Le parquet ukrainien a requis mardi sept ans de prison contre l'opposante Ioulia Timochenko, poursuivie pour abus de pouvoir, un dossier qui exacerbe les tensions avec l'UE au moment où Kiev cherche à resserrer les liens avec ses partenaires européens.

«Nous demandons au tribunal de reconnaître Mme Timochenko coupable et, compte tenu de la gravité de son crime (...), de la condamner à sept ans de prison», a déclaré l'un des procureurs, Mme Lilia Frolova, à la fin de son réquisitoire.

Cette nouvelle a aussitôt provoqué la colère des centaines de partisans de Mme Timochenko, réunis à proximité de la cour, sur l'artère principale de Kiev. «À bas la bande» au pouvoir, ont-ils scandé.

Plusieurs dizaines d'entre eux ont tenté de s'approcher du tribunal, en dépit d'un dense cordon policier, au moment où le fourgon cellulaire transportant l'opposante devait quitter les lieux.

Une vingtaine de policiers en tenue antiémeutes ont alors repoussé les protestataires, a constaté une journaliste de l'AFP.

Par ailleurs, un procureur venu s'adresser aux journalistes à l'extérieur du tribunal a été hué par des députés du parti de Mme Timochenko. «Menteur! Honte!» ont-il notamment lancé.

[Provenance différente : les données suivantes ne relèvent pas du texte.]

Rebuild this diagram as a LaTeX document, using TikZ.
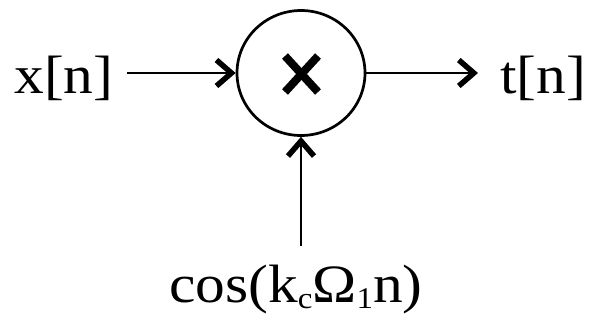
\documentclass[tikz,border=0pt]{standalone}
\usepackage{fontspec}
\setmainfont[FakeStretch=1.1]{Liberation Serif}
\usetikzlibrary{arrows.meta,shapes.geometric}
\newcommand{\mysub}[1]{\raisebox{-6pt}{\fontsize{30}{34}\selectfont #1}}
\begin{document}
\begin{tikzpicture}[x=1pt,y=-1pt,
  lbl/.style={font=\fontsize{54}{60}\selectfont, inner sep=0pt},
  conn/.style={line width=2.7pt, -{Straight Barb[length=15pt,width=26pt,line width=5.5pt]}},
  mult/.style={draw, line width=2.7pt, ellipse, minimum width=128pt, minimum height=125pt, inner sep=0pt}]
\useasboundingbox (0,0) rectangle (589,322);
\node[mult] (m) at (301,73) {};
\node[lbl, anchor=base] (x) at (64,93) {x[n]};
\node[lbl, anchor=base] (t) at (543,93) {t[n]};
\node[lbl, anchor=base] (c) at (296,302) {cos(k\mysub{c}Ω\mysub{1}n)};
\coordinate (cs) at (301,246);
\draw[line width=8pt] (285,56) -- (318,92) (318,56) -- (285,92);
\draw[conn] (127,73) -- (m.west);
\draw[conn] (m.east) -- (478,73);
\draw[conn] (cs) -- (m.south);
\end{tikzpicture}
\end{document}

Un des avocats de l'opposante, Olexandre Plakhotniouk, a pour sa part déclaré que la défense insistait sur l'innocence de Mme Timochenko. «Nous considérons qu'il y a absence de délit», a déclaré l'avocat à l'AFP, dont la plaidoirie est attendue mercredi.

Égérie de la Révolution orange de 2004, Ioulia Timochenko, une ex-première ministre, est accusée d'avoir signé en 2009, sans l'autorisation du gouvernement qu'elle dirigeait, des accords gaziers avec la Russie défavorables à son pays. Elle dénonce pour sa part des poursuites politiques.

Son procès a repris mardi après quinze jours d'interruption sous l'oeil de l'Union européenne qui réclame la libération de l'ancienne premier ministre incarcérée depuis le mois d'août et jugée depuis juin.

L'ambassadeur de l'UE en Ukraine, Jose Manuel Pinto Teixeira, était présent au début de l'audience.

L'Union européenne craint que cette affaire ne soit en réalité un règlement de compte politique qui permettrait au président Viktor Ianoukovitch de se débarrasser de sa principale opposante.

À la mi-septembre, l'UE a haussé le ton contre Kiev en conditionnant un accord d'association, que l'Ukraine espère conclure en décembre, à la remise en liberté de Mme Timochenko. Bruxelles a aussi qualifié de «soviétique» la législation sur laquelle se basent les poursuites.

Certains médias et analystes ukrainiens estiment cependant que le pouvoir ukrainien était peu enclin à céder aux appels européens.

«La décision finale sur Timochenko n'a pas encore été prise», relève pour sa part Volodymyr Fessenko, directeur du centre des études politiques Penta.

«Ianoukovitch ne veut pas faire preuve de faiblesse. Si Timochenko était relâchée, on dira qu'il a cédé à la pression de l'Occident. S'il accepte de faire des concessions, ce ne sera pas pour tout de suite», estime l'analyste.

Selon lui, le pouvoir ukrainien pourrait décider du sort de Mme Timochenko après le sommet du Partenariat oriental de l'UE, prévu jeudi et vendredi à Varsovie, et auquel M. Ianoukovitch doit participer.

«Une condamnation a de la prison serait trop risquée avant le sommet» car elle exposerait le président ukrainien à une avalanche de critiques en plein sommet, souligne M. Fessenko.